Rietberg. Eine Gedenkveranstaltung muss nicht immer getragen und traurig sein. Uwe von Seltmann, Journalist und Autor aus Hilchenbach, hat in Rietberg jetzt recht offen und fröhlich aus dem Leben des Dichters und Komponisten Mordechai Gebirtig erzählt. Und das, obwohl die Erinnerung an die Novemberpogrome von 1938 ein bitterer Anlass dieser Gedenkveranstaltung im Alten Progymnasium war.
Neben Kirchengemeinden und Heimatvereinen hält auch die Stadt Rietberg regelmäßig und mit wechselnden Formaten das Gedenken an die schrecklichen Ereignisse vor mehr als 80 Jahren aufrecht. Jetzt war es die Erzählung aus dem Leben Mordechai Gebirtigs und eine Erinnerung an dessen Texte und Lieder.
Mit detailreichen und lebhaften Erklärungen gelang es von Seltmann in freier Rede und deutlicher Sprache gut, die damalige Zeit lebendig werden zu lassen und so eine Einordnung Gebirtigs zu ermöglichen. „Auch, wenn er selbst in den 1930er Jahren gar nicht so bekannt war – seine Lieder waren es umso mehr“, erzählte von Seltmann. „In Amerika wurden tausende Schallplatten mit seinen Liedern verkauft – er selbst erhielt dafür keinen Groschen und war zeitlebens bitterarm. Aber glücklich.“ Weil eben viele Menschen seine Melodien auf den Lippen trugen. Zumindest in der jüdischen Welt.

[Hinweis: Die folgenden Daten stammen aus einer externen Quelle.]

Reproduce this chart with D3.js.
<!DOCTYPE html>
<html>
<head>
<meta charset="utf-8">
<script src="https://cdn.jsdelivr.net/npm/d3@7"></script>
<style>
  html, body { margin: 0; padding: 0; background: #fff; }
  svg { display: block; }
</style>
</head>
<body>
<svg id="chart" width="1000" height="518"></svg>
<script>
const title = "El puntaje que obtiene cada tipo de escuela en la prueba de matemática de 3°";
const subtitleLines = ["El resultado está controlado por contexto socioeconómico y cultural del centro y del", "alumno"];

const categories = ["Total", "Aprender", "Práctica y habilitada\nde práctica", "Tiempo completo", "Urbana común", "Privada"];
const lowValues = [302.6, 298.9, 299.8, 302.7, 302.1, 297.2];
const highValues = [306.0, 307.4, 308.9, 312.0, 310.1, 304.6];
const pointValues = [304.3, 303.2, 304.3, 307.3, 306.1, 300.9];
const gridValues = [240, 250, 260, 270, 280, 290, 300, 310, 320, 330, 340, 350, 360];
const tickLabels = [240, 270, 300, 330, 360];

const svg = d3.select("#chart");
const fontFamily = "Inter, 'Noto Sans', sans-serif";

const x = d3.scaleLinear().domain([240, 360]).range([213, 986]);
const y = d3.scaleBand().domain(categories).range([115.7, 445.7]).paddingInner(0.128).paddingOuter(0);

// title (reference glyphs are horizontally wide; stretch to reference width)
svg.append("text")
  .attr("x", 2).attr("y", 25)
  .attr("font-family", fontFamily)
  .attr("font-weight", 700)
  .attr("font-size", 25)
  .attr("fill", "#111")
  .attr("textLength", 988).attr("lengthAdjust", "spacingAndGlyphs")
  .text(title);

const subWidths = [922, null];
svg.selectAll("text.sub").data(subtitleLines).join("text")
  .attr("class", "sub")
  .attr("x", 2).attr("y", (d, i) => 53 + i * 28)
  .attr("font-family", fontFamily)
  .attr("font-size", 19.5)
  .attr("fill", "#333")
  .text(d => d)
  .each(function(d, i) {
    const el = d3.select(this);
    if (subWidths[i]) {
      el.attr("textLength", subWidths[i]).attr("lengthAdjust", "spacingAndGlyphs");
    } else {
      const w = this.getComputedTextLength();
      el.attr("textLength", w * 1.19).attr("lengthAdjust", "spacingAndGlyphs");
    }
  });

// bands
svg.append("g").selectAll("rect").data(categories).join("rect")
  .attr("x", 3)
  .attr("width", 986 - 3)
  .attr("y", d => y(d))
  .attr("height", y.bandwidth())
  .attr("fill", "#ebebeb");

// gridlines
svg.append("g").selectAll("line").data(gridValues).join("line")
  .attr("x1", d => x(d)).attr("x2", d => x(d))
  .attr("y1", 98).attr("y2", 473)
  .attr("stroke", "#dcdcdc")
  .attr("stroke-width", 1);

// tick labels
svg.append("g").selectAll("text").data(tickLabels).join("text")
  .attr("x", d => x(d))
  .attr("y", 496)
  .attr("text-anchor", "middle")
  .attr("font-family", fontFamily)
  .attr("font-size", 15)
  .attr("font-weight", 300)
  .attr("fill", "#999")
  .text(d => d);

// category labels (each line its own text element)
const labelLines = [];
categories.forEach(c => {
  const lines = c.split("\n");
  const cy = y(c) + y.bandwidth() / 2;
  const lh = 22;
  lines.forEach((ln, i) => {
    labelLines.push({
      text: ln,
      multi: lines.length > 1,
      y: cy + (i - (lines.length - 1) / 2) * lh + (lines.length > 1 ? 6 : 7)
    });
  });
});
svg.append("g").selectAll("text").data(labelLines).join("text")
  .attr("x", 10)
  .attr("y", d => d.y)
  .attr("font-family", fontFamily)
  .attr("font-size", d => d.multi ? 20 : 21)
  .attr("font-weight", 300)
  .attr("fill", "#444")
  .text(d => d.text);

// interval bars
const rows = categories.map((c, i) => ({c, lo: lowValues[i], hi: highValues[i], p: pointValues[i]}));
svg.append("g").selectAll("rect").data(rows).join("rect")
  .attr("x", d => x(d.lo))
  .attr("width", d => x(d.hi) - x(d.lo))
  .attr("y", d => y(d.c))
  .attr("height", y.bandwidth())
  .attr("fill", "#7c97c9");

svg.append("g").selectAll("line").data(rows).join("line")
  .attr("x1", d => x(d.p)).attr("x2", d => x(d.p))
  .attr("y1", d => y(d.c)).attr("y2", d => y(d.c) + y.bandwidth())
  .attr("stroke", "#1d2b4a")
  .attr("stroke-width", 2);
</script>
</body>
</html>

Bis in die 1990er Jahre gab es Gebirtigs Lieder überwiegend in hebräischer Sprache. Erst Uwe von Seltmann, der umfangreich in Krakau und Tel Aviv recherchiert hatte, sorgte für eine Übersetzung in lateinische Schrift. Er war es auch, der die Entstehung von Gebirtigs bekanntestem Lied »‘s brent« auf März 1936 datieren konnte. Und so (auf Deutsch »Es brennt«) heißt denn auch die erste deutschsprachige und 400-seitige Biografie des »Vaters des jiddischen Liedes«, die von Seltmann (55) vor genau einem Jahr veröffentlichte – eine Pionierarbeit und ein Buch gegen das Vergessen. Daraus zitierte der Autor vor den rund 40 Zuhörern im Rietberger Ratssaal immer wieder.
Darunter waren auch NRW-Landtagspräsident André Kuper nebst Gattin Monika, viele Ratsvertreter sowie Bürgermeister Andreas Sunder. Der hatte in seiner Begrüßung angesichts der nach wie vor aktuellen und von Hass getriebenen Anschläge an die Notwendigkeit erinnert, die schlimmen Geschehnisse zur Zeit des Nationalsozialismus immer wieder ins Gedächtnis zu rufen. „Auch Mordechai Gebirtig ist 1942 ermordet worden – Sie lassen ihn in Ihrem Buch wieder auferstehen“, so Sunder an Uwe von Seltmann gewandt.